Jennifer McClure
July 18 – October 20, 2019
reception July 18, 2019 7-8:30 PM
- © Jennifer McClure, “Untitled #2, 2011, digital, c-print 16×24, Courtesy Panopticon Gallery
- © Jennifer McClure, “Untitled #3, 2013, digital, c-print 16×23, Courtesy Panopticon Gallery
- © Jennifer McClure, “Untitled #1, 2011, digital, c-print 16×24, Courtesy Panopticon Gallery
Statement
“When something is festering in your memory or your imagination, laws of silence don’t work. It’s like shutting a door and locking it on a house on fire in hope of forgetting that the house is burning.” – Tennessee Williams, from Cat on a Hot Tin Roof
I’ve been afraid of letting go of the life I was programmed to live. I was taught that having a family and a home and a church and a regular job meant that I was successful. My own family life was difficult and displaced, not something I wished to reproduce. I am distrustful of both people and the idea of the American Dream. I’ve avoided any of the rites and rituals that signify “success” but failed to replace a broken mythology with any other. I began searching for signs of meaningful relationships and missed opportunities, trying to piece together a map of how to be. I needed to look at the past, see it clearly, and then see beyond it. Symbols of a damaged childhood, when contained within a frame, no longer carry the unbounded force of memory. Signs of connection, when taken out of context, reveal themselves to be fallacies. I have been afraid that I will drown in other people. I couldn’t see how water can soothe and sustain as well as destroy. Thomas Roma likens the making of photographs to Robert Frost’s idea of making a poem: “A poem begins with a lump in the throat; a homesickness, a lovesickness.” These pictures come from that emotional space of longing, of wishing for things that never were and might never be. I can only see a feeling clearly when I disarm and immobilize it, pin it to the wall and examine it with the others. I’m learning how to be alone without being lonely, how to be carried without being overwhelmed, and to walk away from what I want to leave behind. – JM
“Underneath the chlorinated swimming pool waters, Jennifer McClure’s figure sinks into a swirl of bubbles in her lonely yet serene poolside moments.” – Kat Kiernan, Gallery Director Panopticon Gallery, Boston, MA on the exhibition called Summer Splash.
Bio
Jennifer McClure is a fine art and documentary photographer based in New York City. She uses the camera to ask and answer questions. She is interested in appearances and absences, short stories and movies without happy endings. Her work is about solitude and a poignant, ambivalent yearning for connection.

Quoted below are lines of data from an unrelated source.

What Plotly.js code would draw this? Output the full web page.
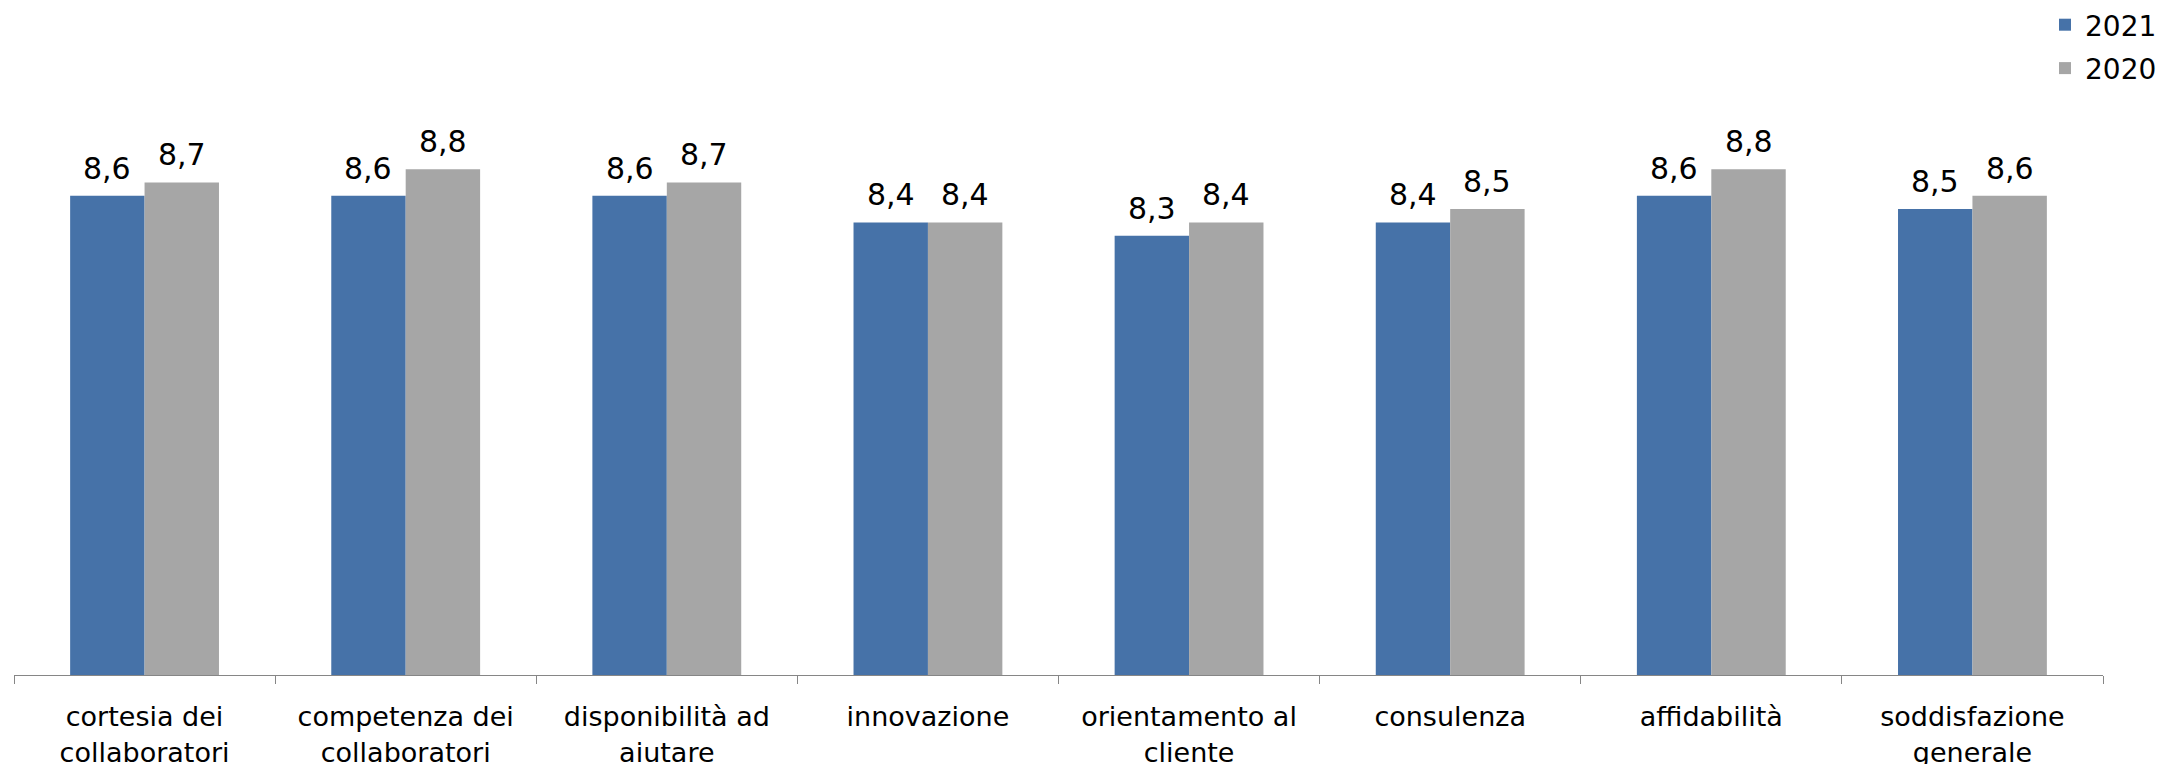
<!DOCTYPE html>
<html>
<head>
<meta charset="utf-8">
<script src="https://cdn.plot.ly/plotly-3.0.1.min.js"></script>
<style>html,body{margin:0;padding:0;background:#fff;}#chart{width:2162px;height:764px;}</style>
</head>
<body>
<div id="chart"></div>
<script>
const categories = ["cortesia dei<br>collaboratori", "competenza dei<br>collaboratori", "disponibilità ad<br>aiutare", "innovazione", "orientamento al<br>cliente", "consulenza", "affidabilità", "soddisfazione<br>generale"];
const values2021 = [8.6, 8.6, 8.6, 8.4, 8.3, 8.4, 8.6, 8.5];
const values2020 = [8.7, 8.8, 8.7, 8.4, 8.4, 8.5, 8.8, 8.6];
const seriesNames = ["2021", "2020"];

const fmt = v => v.toFixed(1).replace('.', ',');
const FONT = "DejaVu Sans, Verdana, sans-serif";
const labelFont = {family: FONT, size: 30, color: "#000"};

const W = 2162, H = 764;
const margin = {l: 14, r: 59, t: 76, b: 89, autoexpand: false};
const bargap = 0.43;
const plotW = W - margin.l - margin.r;
const barW = plotW / categories.length * (1 - bargap) / 2;

const traces = [
  {type: "bar", name: seriesNames[0], legendgroup: "a", x: categories, y: values2021, marker: {color: "#4672A8"}, hoverinfo: "none"},
  {type: "bar", name: seriesNames[1], legendgroup: "b", x: categories, y: values2020, marker: {color: "#A6A6A6"}, hoverinfo: "none"}
];

const annotations = [];
[values2021, values2020].forEach((vals, s) => {
  vals.forEach((v, i) => {
    annotations.push({xref: "x", yref: "y", x: i, y: v, text: fmt(v), showarrow: false,
      xanchor: "center", yanchor: "bottom", xshift: (s === 0 ? -1 : 1) * barW / 2, yshift: 8,
      font: labelFont});
  });
});

const layout = {
  width: W, height: H,
  margin: margin,
  paper_bgcolor: "#fff", plot_bgcolor: "#fff",
  barmode: "group", bargap: bargap, bargroupgap: 0,
  showlegend: true,
  annotations: annotations,
  legend: {xref: "container", yref: "container", x: 1, xanchor: "right", y: 1, yanchor: "top",
           font: {family: FONT, size: 28, color: "#000"},
           traceorder: "grouped", tracegroupgap: 4, itemwidth: 30, bgcolor: "rgba(0,0,0,0)"},
  xaxis: {type: "category", tickson: "boundaries", ticks: "outside", ticklen: 8, tickcolor: "#868686",
          showline: true, linecolor: "#868686", linewidth: 1, showgrid: false, ticklabelstandoff: 18,
          tickfont: {family: FONT, size: 27, color: "#000"}},
  yaxis: {range: [5, 9.5], visible: false, showgrid: false, zeroline: false},
  font: {family: FONT}
};

Plotly.newPlot("chart", traces, layout, {staticPlot: true, displayModeBar: false});
</script>
</body>
</html>
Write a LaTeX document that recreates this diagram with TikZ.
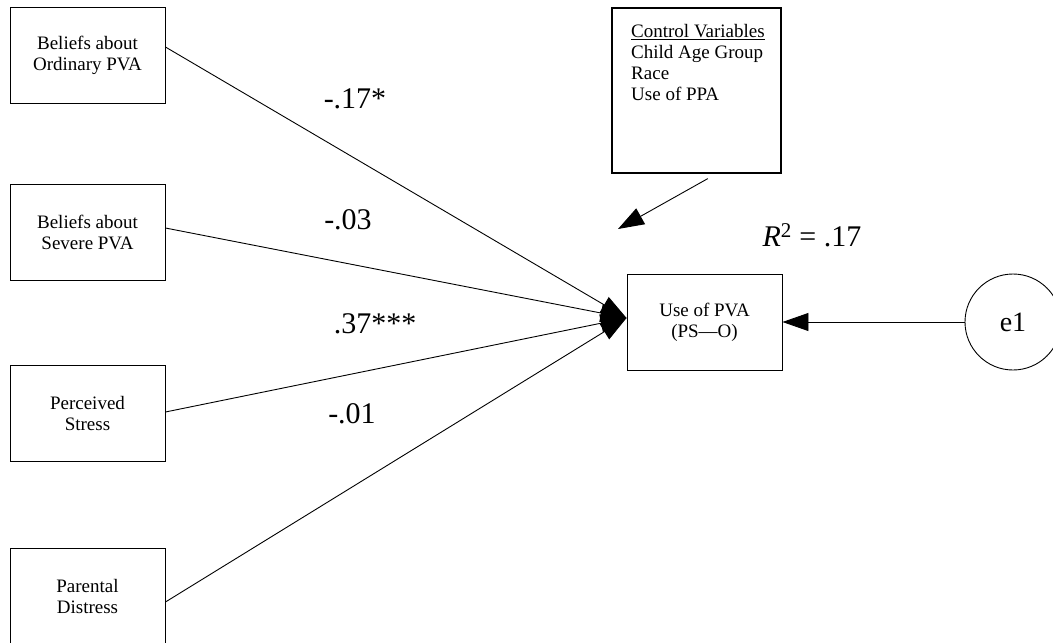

The child of a Marine, she moved frequently and traumatically. She decorated her walls with traces of her past; photographs became anchor points. After acquiring a B.A. in English Theory and Literature, Jennifer began a long career in restaurants. She returned to photography in 2001, taking classes at the School of Visual Arts and the International Center of Photography, where she was a teaching assistant for many years.
Jennifer was awarded CENTER’s Editor’s Choice by Susan White of Vanity Fair in 2013 and has been exhibited in numerous shows across the country. She was a 2017 Critical Mass finalist and twice received the Arthur Griffin Legacy Award from the Griffin Museum of Photography. Lectures include the School of Visual Arts i3: Images, Ideas, Inspiration series, Fotofusion, FIT, NY Photo Salon and Columbia Teacher’s College. She has taught workshops at PDN’s PhotoPlus Expo, the Maine Media Workshops, and Fotofusion. She was a thesis reviewer and advisor for the Master’s Program at both the School of Visual Arts and New Hampshire Institute of Art. Her work has been featured in publications such as GUP, The New Republic, Lenscratch, Feature Shoot, L’Oeil de la Photographie, The Photo Review, Dwell, Adbusters, and PDN. She also founded the Women’s Photo Alliance in 2015.